Even in the suburbs, our home is in walking distance to an independent coffee shop with excellent cold brew, and we have three nearby farmers markets to choose from every Saturday morning. In Indy, we still have more locally owned restaurants, breweries, and boutiques than we could ever visit. And we love having so many options to listen to live music or cheer on a local team, although I regret to report that my husband is still a Jets fan.

We still miss walking around the waterfront of our Jersey City apartment and the magic of Central Park. But now, we have countless sprawling green spaces and fantastic playgrounds to explore. I was never the outdoorsy type, but there is nothing that Cal loves more than the freedom of an open landscape, ideally with decent hills to run up and down. From Holliday Park to the Monon Trail, it’s easy to find him the space he needs for his next adventure.

Our home in Indiana is the ideal centralized location.

Location is everything when it comes to family. We knew we wanted to have a good support system nearby when we first started our family. Here, Cal can play in his grandparents’ backyard in Speedway, where the change of seasons is still marked by the distinct, whiny roar of race car engines.

Cal is also growing up a short drive away from five (soon to be six!) of his cousins.

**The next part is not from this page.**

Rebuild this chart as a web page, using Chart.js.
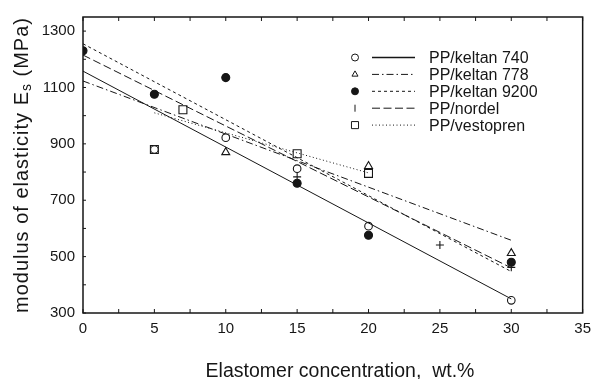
<!DOCTYPE html>
<html>
<head>
<meta charset="utf-8">
<script src="https://cdn.jsdelivr.net/npm/chart.js@4/dist/chart.umd.min.js"></script>
<style>
html,body{margin:0;padding:0;background:#fff;}
#wrap{width:598px;height:379px;}
</style>
</head>
<body>
<div id="wrap"><canvas id="chart" width="598" height="379"></canvas></div>
<script>
// axis ticks
const xTicks = [0, 5, 10, 15, 20, 25, 30, 35];
const yTicks = [300, 500, 700, 900, 1100, 1300];

const seriesNames = ['PP/keltan 740', 'PP/keltan 778', 'PP/keltan 9200', 'PP/nordel', 'PP/vestopren'];

// measured points
const k740X = [5, 10, 15, 20, 30];
const k740Y = [880, 922, 812, 608, 345];
const k778X = [10, 20, 30];
const k778Y = [870, 821, 512];
const k9200X = [0, 5, 10, 15, 20, 30];
const k9200Y = [1230, 1076, 1135, 760, 576, 480];
const nordelX = [15, 25, 30];
const nordelY = [783, 541, 462];
const vestoX = [5, 7, 15, 20];
const vestoY = [880, 1021, 865, 795];

// regression lines (end points)
const fit740X = [0, 30],  fit740Y = [1158, 350];
const fit778X = [0, 30],  fit778Y = [1123, 558];
const fit9200X = [0, 30], fit9200Y = [1255, 447];
const fitNordelX = [0, 30], fitNordelY = [1215, 460];
const fitVestoX = [5, 20], fitVestoY = [1010, 797];

const ink = '#161616';
const pts = (xs, ys) => xs.map((x, i) => ({x, y: ys[i]}));

const series = [
  {px: k740X, py: k740Y, fx: fit740X, fy: fit740Y, style: 'circle', r: 3.8, fill: '#fff', dash: [], legStyle: 'circle', legRot: 0},
  {px: k778X, py: k778Y, fx: fit778X, fy: fit778Y, style: 'triangle', r: 4.6, fill: '#fff', dash: [7, 3, 1.5, 3], legStyle: 'triangle', legRot: 0},
  {px: k9200X, py: k9200Y, fx: fit9200X, fy: fit9200Y, style: 'circle', r: 4, fill: ink, dash: [3, 3], legStyle: 'circle', legRot: 0},
  {px: nordelX, py: nordelY, fx: fitNordelX, fy: fitNordelY, style: 'cross', r: 4, fill: ink, dash: [8, 3.5], legStyle: 'line', legRot: 90},
  {px: vestoX, py: vestoY, fx: fitVestoX, fy: fitVestoY, style: 'rect', r: 5.6, fill: '#fff', dash: [1, 2.5], legStyle: 'rect', legRot: 0}
];

const datasets = [];
series.forEach((s, i) => {
  datasets.push({
    label: seriesNames[i] + ' fit', data: pts(s.fx, s.fy), showLine: true,
    borderColor: ink, borderWidth: 1, borderDash: s.dash, pointRadius: 0,
    clip: {left: 0, top: 0, right: 0, bottom: 0}
  });
  datasets.push({
    label: seriesNames[i], data: pts(s.px, s.py), showLine: false,
    pointStyle: s.style, pointRadius: s.r, pointBorderWidth: 1.1,
    pointBorderColor: ink, pointBackgroundColor: s.fill,
    clip: {left: 0, top: 0, right: 0, bottom: 0}
  });
});

const FONT = '"Liberation Sans", Arial, Helvetica, sans-serif';

const decor = {
  id: 'decor',
  afterDatasetsDraw(chart) {
    const {ctx, chartArea: a, scales: {x, y}} = chart;
    ctx.save();
    // frame
    ctx.strokeStyle = ink;
    ctx.lineWidth = 1.5;
    ctx.strokeRect(a.left, a.top, a.right - a.left, a.bottom - a.top);
    // inward ticks
    ctx.lineWidth = 1;
    ctx.beginPath();
    for (let v = 0; v <= 35; v += 2.5) {
      const px = x.getPixelForValue(v);
      ctx.moveTo(px, a.bottom); ctx.lineTo(px, a.bottom - 4);
      ctx.moveTo(px, a.top); ctx.lineTo(px, a.top + 4);
    }
    for (let v = 300; v <= 1300; v += 100) {
      const py = y.getPixelForValue(v);
      ctx.moveTo(a.left, py); ctx.lineTo(a.left + 3, py);
    }
    ctx.stroke();

    // legend
    ctx.font = '16px ' + FONT;
    ctx.textBaseline = 'middle';
    series.forEach((s, i) => {
      const ly = 57.5 + i * 16.9;
      ctx.strokeStyle = ink;
      ctx.fillStyle = s.fill;
      ctx.lineWidth = 1;
      Chart.helpers.drawPoint(ctx, {pointStyle: s.legStyle, radius: s.legStyle === 'rect' ? 5 : 3.5, rotation: s.legRot, borderWidth: 1}, 355, ly);
      ctx.setLineDash(s.dash);
      ctx.beginPath();
      ctx.moveTo(372, ly); ctx.lineTo(415, ly);
      ctx.lineWidth = i === 0 ? 1.6 : 1;
      ctx.stroke();
      ctx.setLineDash([]);
      ctx.fillStyle = ink;
      ctx.fillText(seriesNames[i], 429, ly + 1);
    });

    // x title
    ctx.font = '19.5px ' + FONT;
    ctx.textAlign = 'center';
    ctx.textBaseline = 'alphabetic';
    ctx.fillText('Elastomer concentration,  wt.%', 340, 376.5);

    // y title with subscript
    ctx.translate(22, 165);
    ctx.rotate(-Math.PI / 2);
    ctx.textAlign = 'left';
    ctx.textBaseline = 'middle';
    ctx.letterSpacing = '1px';
    const big = '20px ' + FONT, small = '14px ' + FONT;
    const p1 = 'modulus of elasticity E', p2 = 's', p3 = ' (MPa)';
    ctx.font = big; const w1 = ctx.measureText(p1).width, w3 = ctx.measureText(p3).width;
    ctx.font = small; const w2 = ctx.measureText(p2).width;
    let sx = -(w1 + w2 + w3) / 2;
    ctx.font = big; ctx.fillText(p1, sx, 0);
    ctx.font = small; ctx.fillText(p2, sx + w1, 5);
    ctx.font = big; ctx.fillText(p3, sx + w1 + w2, 0);
    ctx.restore();
  }
};

new Chart(document.getElementById('chart'), {
  type: 'scatter',
  data: {datasets},
  options: {
    responsive: false,
    animation: false,
    devicePixelRatio: 1,
    layout: {padding: {left: 0, top: 9, right: 12, bottom: 0}},
    plugins: {legend: {display: false}, tooltip: {enabled: false}},
    scales: {
      x: {
        type: 'linear', min: 0, max: 35,
        afterBuildTicks: s => { s.ticks = xTicks.map(v => ({value: v})); },
        afterFit: s => { s.height = 66; },
        grid: {display: false, drawTicks: false},
        border: {display: false},
        ticks: {color: ink, font: {family: FONT, size: 15}, padding: 7, maxRotation: 0, callback: v => String(v)}
      },
      y: {
        type: 'linear', min: 300, max: 1350,
        afterBuildTicks: s => { s.ticks = yTicks.map(v => ({value: v})); },
        afterFit: s => { s.width = 83; },
        grid: {display: false, drawTicks: false},
        border: {display: false},
        ticks: {color: ink, font: {family: FONT, size: 15}, padding: 8, callback: v => String(v)}
      }
    }
  },
  plugins: [decor]
});
</script>
</body>
</html>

We can celebrate every birthday, music recital, and graduation or get together for an impromptu Sunday night dinner. And it’s not just family. Now, our network includes the local librarian who leads story time and always remembers Cal’s name, as well as the neighbors who welcomed me into their book club and host chili cook-offs every fall.

With a new home base for travel, we no longer have a non-stop flight to England to visit my husband’s family. But after years of flying out of New York, Indianapolis International feels like a dream! We love using the direct flight to Paris for our hops across the pond. And now, it’s a weekend getaway to see Lake Michigan, visit friends in Ohio, or travel down the Bourbon Trail.

Moving to Indianapolis was the best decision we could have made.

The scariest part of leaving New York was walking away from my dream job. After producing stories and interviews at the weekend edition of the Today Show, I moved across the hall at 30 Rock to MSNBC, where I left as a senior producer for “Andrea Mitchell Reports.” 

I traveled around the country meeting people and sharing their stories. I led a control room during more breaking news events than I can count. Covering the 2016 election as we crisscrossed the country on the campaign trail was the most challenging and rewarding experience. I worried nothing could top it. 

But what I loved most about my job was working with a team of passionate, talented, and creative people to achieve a goal. That type of collaboration is happening every day all over Indianapolis. As I take a hiatus from my career to stay home with Cal, I feel nothing but hope and excitement about jumping back in when the time is right.

So, eleven years after I left Indianapolis in my parents’ minivan, I watched them drive up to our new home the afternoon of closing day to finally reveal our big secret. They were shocked and thrilled. But no one has been more pleasantly surprised than me at how our big move has turned out for our family. I was proud to make it as a New Yorker. But living in a city with millions of people, each with their own unique backstory, has made me even more appreciative of my own.